Decía admirativamente Bernal Díaz del Castillo que eran poco más de cuatrocientos españoles los que entraron en la ciudad de México, pues “nunca se había visto antes, ni entre los antiguos ni en los modernos, gente que tal atrevimiento tuviesen”. Tanto que fueron capaces de eliminar a sangre y fuego una civilización, lo mismo que en Perú, en medio de querellas entre almagristas y pizarristas. Luego se arrepentían, haciéndolo también con grandeza, como Fray Antonio Montesino, que, calificándose de “voz que clama en el desierto”, tuvo la osadía de denunciar las atrocidades de los conquistadores, o el Padre Bartolomé de las Casas cuando, con la cólera que genera la injusticia, señaló: “entraron los españoles en las Indias como tigres e lobos y leones de muchos días hambrientos”.

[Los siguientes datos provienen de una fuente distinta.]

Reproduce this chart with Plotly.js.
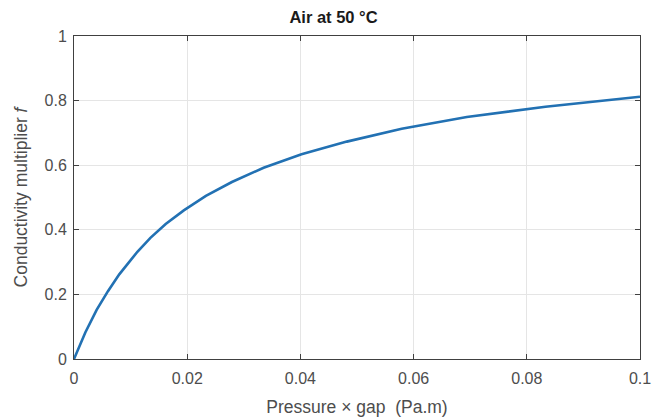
<!DOCTYPE html>
<html>
<head>
<meta charset="utf-8">
<script src="https://cdn.plot.ly/plotly-3.0.1.min.js"></script>
<style>html,body{margin:0;padding:0;background:#fff;}#chart{width:667px;height:419px;}</style>
</head>
<body>
<div id="chart"></div>
<script>
const pressureGap = [0, 0.002, 0.004, 0.006, 0.008, 0.0094, 0.0112, 0.0135, 0.0162, 0.0194, 0.0233, 0.0279, 0.0335, 0.0402, 0.0482, 0.0579, 0.0694, 0.0833, 0.1];
const multiplier = [0, 0.082, 0.152, 0.21, 0.262, 0.294, 0.332, 0.375, 0.418, 0.46, 0.505, 0.548, 0.592, 0.634, 0.673, 0.713, 0.749, 0.781, 0.812];
const xTicks = [0, 0.02, 0.04, 0.06, 0.08, 0.1];
const xTickText = ['0', '0.02', '0.04', '0.06', '0.08', '0.1'];
const yTicks = [0, 0.2, 0.4, 0.6, 0.8, 1];
const yTickText = ['0', '0.2', '0.4', '0.6', '0.8', '1'];

const axisCommon = {
  showgrid: true, gridcolor: '#e5e5e5', gridwidth: 1,
  showline: true, linecolor: '#404040', linewidth: 1, mirror: 'ticks',
  ticks: 'inside', ticklen: 5, tickcolor: '#404040', tickwidth: 1,
  zeroline: false,
  tickfont: {family: 'Liberation Sans, Arial, sans-serif', size: 16, color: '#4d4d4d'}
};

Plotly.newPlot('chart', [{
  x: pressureGap, y: multiplier, type: 'scatter', mode: 'lines',
  line: {color: '#2271b3', width: 2.6, shape: 'linear'}, hoverinfo: 'none'
}], {
  width: 667, height: 419,
  margin: {l: 74, r: 27, t: 36, b: 60},
  paper_bgcolor: '#fff', plot_bgcolor: '#fff',
  showlegend: false,
  title: {text: '<b>Air at 50 °C</b>', x: 0.5, xanchor: 'center', y: 0.96, yanchor: 'middle',
    font: {family: 'Liberation Sans, Arial, sans-serif', size: 16.5, color: '#1a1a1a'}},
  xaxis: Object.assign({}, axisCommon, {
    range: [0, 0.1], tickvals: xTicks, ticktext: xTickText, ticklabelstandoff: 5,
    title: {text: 'Pressure × gap  (Pa.m)', standoff: 14,
      font: {family: 'Liberation Sans, Arial, sans-serif', size: 17.5, color: '#4d4d4d'}}
  }),
  yaxis: Object.assign({}, axisCommon, {
    range: [0, 1], tickvals: yTicks, ticktext: yTickText, ticklabelstandoff: 3,
    title: {text: 'Conductivity multiplier <i>f</i>', standoff: 12,
      font: {family: 'Liberation Sans, Arial, sans-serif', size: 17.5, color: '#4d4d4d'}}
  })
}, {staticPlot: true});
</script>
</body>
</html>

Vivimos, como decían nuestros arbitristas del XVII, “fuera del orden natural de las cosas”, no tenemos términos medios. El arte religioso español, por ejemplo, carece de matices, no puede ser más crudo: las Vírgenes son trágicas, incluso patéticas. Las Madonnas italianas, en cambio, bellas, basta con observar las de Antonello da Messina llenas de mundanidad y femenino interés, o las de Rafael, un homenaje a la pura y simple sensualidad. ¿Y cómo calificar “la coronación de espinas” de Ribera?; los verdugos de Cristo están llenos de crueldad, expresan una soberbia personificación de la maldad. Con razón, los hispanistas franceses se lamentaban de esas iglesias tan “tristes y frías” de España. Nuestro arte, como diría Kant, es sublime, pero no se acomoda a las cualidades de armonía y belleza propias de la normalidad.
Enrique IV reprochaba a los nobles castellanos sus deseos de iniciar una contienda, señalando críticamente: “cómo se nota que no son vuestros hijos los que mandáis a matar”. No se lo perdonaron, quedó para la eternidad con el sobrenombre de “El Impotente”, el símbolo de la cobardía y debilidad, uno de aquellos españoles que mueren por “do más pecado había”. Así en plan desgarrado, y sin ningún tipo de pudor. Fuimos el último gran Imperio premoderno, cuando las ideas de racionalidad, tolerancia y punto medio estaban muy lejos, todavía, de ser aceptadas por los europeos. Para la Historia hemos quedado como una tierra de locos y santos. El mundo de Calderón era el de los sueños, todas las cosas lo eran, aunque ninguno los entendiese.
Las sociedades enfermas proyectan sus culpas, pues no pueden aceptar su propia responsabilidad. Así, los catalanes pretenden distinguirse, y huir. Llevan toda la vida a nuestro lado, son tan bestias como nosotros: ¿se han olvidado de las cruedades de los almogávares? Todos los grandes países tienen una historia detrás, también España.